Milton had been adding fluoridation to the water since 1989, but stopped in late 2006 when the City Council voted to discontinue it due to an older, unreliable injection system.
According to the World Health Organization, “many communities world wide lack sufficient natural fluoride in their drinking water to prevent [cavities and tooth decay].”
The grant money received by the City will cover the cost of completely replacing the old system and a year’s worth of fluoride, reports Brian Watkins, Public Works Director for the City.
Watkins says the earliest the City will have the new equipment installed and operating is spring of 2008, although the money must be spent by June of next year.
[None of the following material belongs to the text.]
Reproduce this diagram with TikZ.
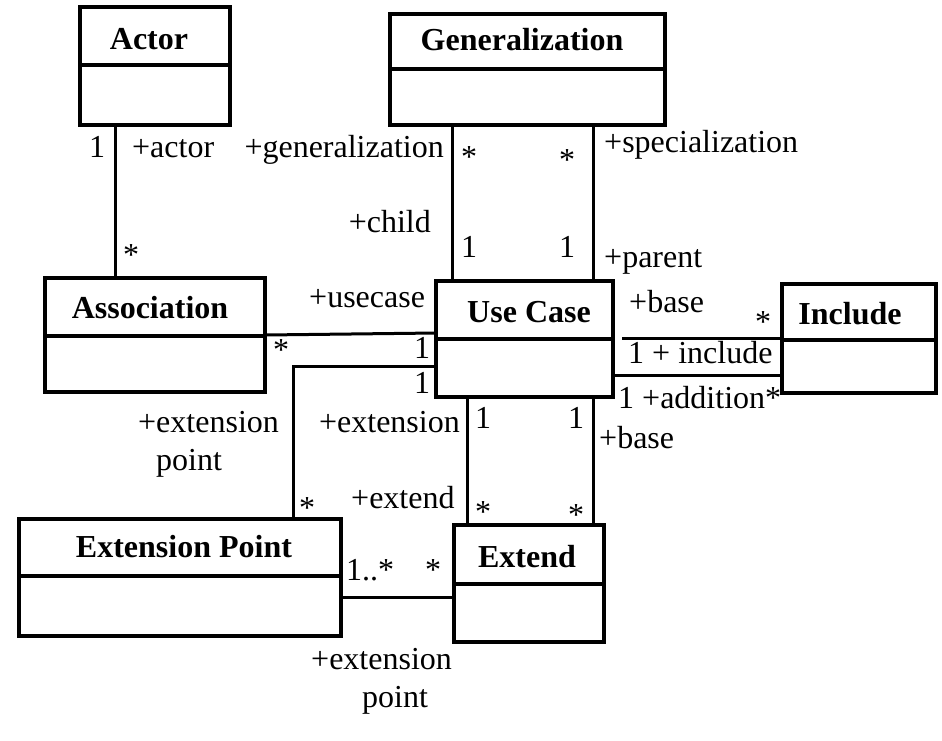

The question to use fluoride or not is a sensitive subject, with opposing viewpoints holding fast to ideas backed up by professionals on both sides of the debate.
When he started in the dental profession 30 years ago, local dentist Noel Spurlock D.D.S relates, “there’s no way we could keep up with the cases of decay,” a reality which he says has changed since then. “[Fluoride] has made more of a difference in my profession than anything,” he says.
The American Dental Association says they have continuously endorsed fluoridation of community water since 1950.
While fluoride has been recognized as an effective way to reduce tooth decay, too much fluoride can result in the mottling and discoloration of one’s teeth, called dental fluorosis.
Others call its use too much governmental control over personal choice, or “mass medication.”
Some even claim fluoride causes bone cancer. In a recent study conducted by Harvard University scientists claim to have found a connection between osteosarcoma (bone cancer) and fluoride, especially in young boys exposed between the ages of six and eight.
Dr. Spurlock says he thinks such studies are conducted using “scientific bias” and contends, “anything in huge amounts can cause cancer.”
He states the amount of fluoridation used in water is so miniscule as to strengthen the teeth, but do no harm. “We’re talking microns.” he says, possibly .25 parts per million. Spurlock says fluoride also saves millions in health are costs.
The City of Milton’s Water System—which encompasses the area north of Whiting Field to Highway 90 and East of Pond Creek to the Blackwater River—receives its water from six wells, all of which will be equipped to receive fluoride injections.
The injection system will provide a small but constant supply of fluoride into the water at each well site, and will be monitored by licensed operators for at least an hour each day of the week to ensure the correct levels are being administered.
In 2006, according to the Florida Department of Health, 77.6% of Florida’s population served by community water systems received optimally fluoridated water.